## INSTRUCTION
Only the lines from the start of the data through the line containing "import matplotlib.pyplot as plt" should be written out, exactly as they are, with both ends included and the pictures left out.

## begin DATA EXCERPT

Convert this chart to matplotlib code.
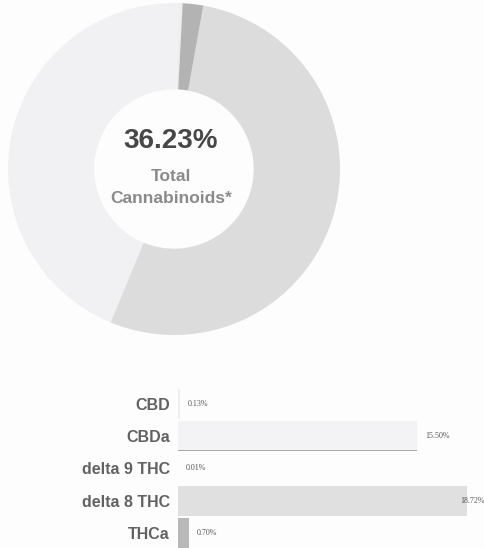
import matplotlib
matplotlib.use("Agg")
import matplotlib.pyplot as plt

categories = ["CBD", "CBDa", "delta 9 THC", "delta 8 THC", "THCa"]
values = [0.13, 15.50, 0.01, 18.72, 0.70]
value_labels = ["0.13%", "15.50%", "0.01%", "18.72%", "0.70%"]
total_label = "36.23%"
center_sub = "Total\nCannabinoids*"

colors = ["#eeeeee", "#f1f1f3", "#e4e4e4", "#dcdcdc", "#b3b3b3"]
bar_colors = ["#eeeeee", "#f3f3f5", "#e4e4e4", "#e0e0e0", "#b8b8b8"]

sans = ["Liberation Sans", "DejaVu Sans"]
serif = ["Liberation Serif", "DejaVu Serif"]

W, H = 485, 548
fig = plt.figure(figsize=(W / 100, H / 100), dpi=100)
fig.patch.set_facecolor("#fdfdfd")

# Donut
cx, cy, r = 174, 169, 166
ax1 = fig.add_axes([(cx - r) / W, (H - cy - r) / H, 2 * r / W, 2 * r / H])
ax1.pie(values, colors=colors, startangle=87, counterclock=True,
        radius=1.0, wedgeprops=dict(width=0.52, edgecolor="none"))
ax1.set_xlim(-1, 1)
ax1.set_ylim(-1, 1)
ax1.set_aspect("equal")
ax1.axis("off")
ax1.text(-0.02, 0.17, total_label, ha="center", va="center", fontsize=20,
         fontweight="bold", color="#474747", family=sans)
ax1.text(-0.02, -0.11, center_sub, ha="center", va="center", fontsize=12.5,
         fontweight="bold", color="#8a8a8a", family=sans, linespacing=1.55)

# Bars
bx0, by_top, row = 178, 388, 32.2
n = len(categories)
xscale = 15.45
ax2 = fig.add_axes([bx0 / W, (H - by_top - n * row) / H, (W - bx0) / W, n * row / H])
xmax = (W - bx0) / xscale
ypos = list(range(n))
ax2.barh(ypos, values, height=0.92, color=bar_colors, edgecolor="none")
# darker baseline under CBDa bar as in the reference
ax2.barh([1.44], [values[1]], height=0.06, color="#a8a8a8", edgecolor="none")
ax2.set_xlim(0, xmax)
ax2.set_ylim(n - 0.5, -0.5)
ax2.set_yticks(ypos)
ax2.set_yticklabels(categories, fontsize=11.5, fontweight="bold", color="#626262",
                    family=sans)
ax2.tick_params(axis="y", length=0, pad=6)
ax2.tick_params(axis="x", length=0, labelbottom=False)
for s in ax2.spines.values():
    s.set_visible(False)
ax2.set_facecolor("none")
for i, (v, lab) in enumerate(zip(values, value_labels)):
    x = v + 0.5
    if x > xmax - 1.5:
        ax2.text(xmax, i, lab, ha="right", va="center", fontsize=5.8,
                 color="#555555", family=serif)
    else:
        ax2.text(x, i, lab, ha="left", va="center", fontsize=5.8,
                 color="#555555", family=serif)

fig.savefig("out.png", dpi=100, facecolor=fig.get_facecolor())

## end DATA EXCERPT

## SOLUTION TO THE PROBLEM
Convert this chart to matplotlib code.
import matplotlib
matplotlib.use("Agg")
import matplotlib.pyplot as plt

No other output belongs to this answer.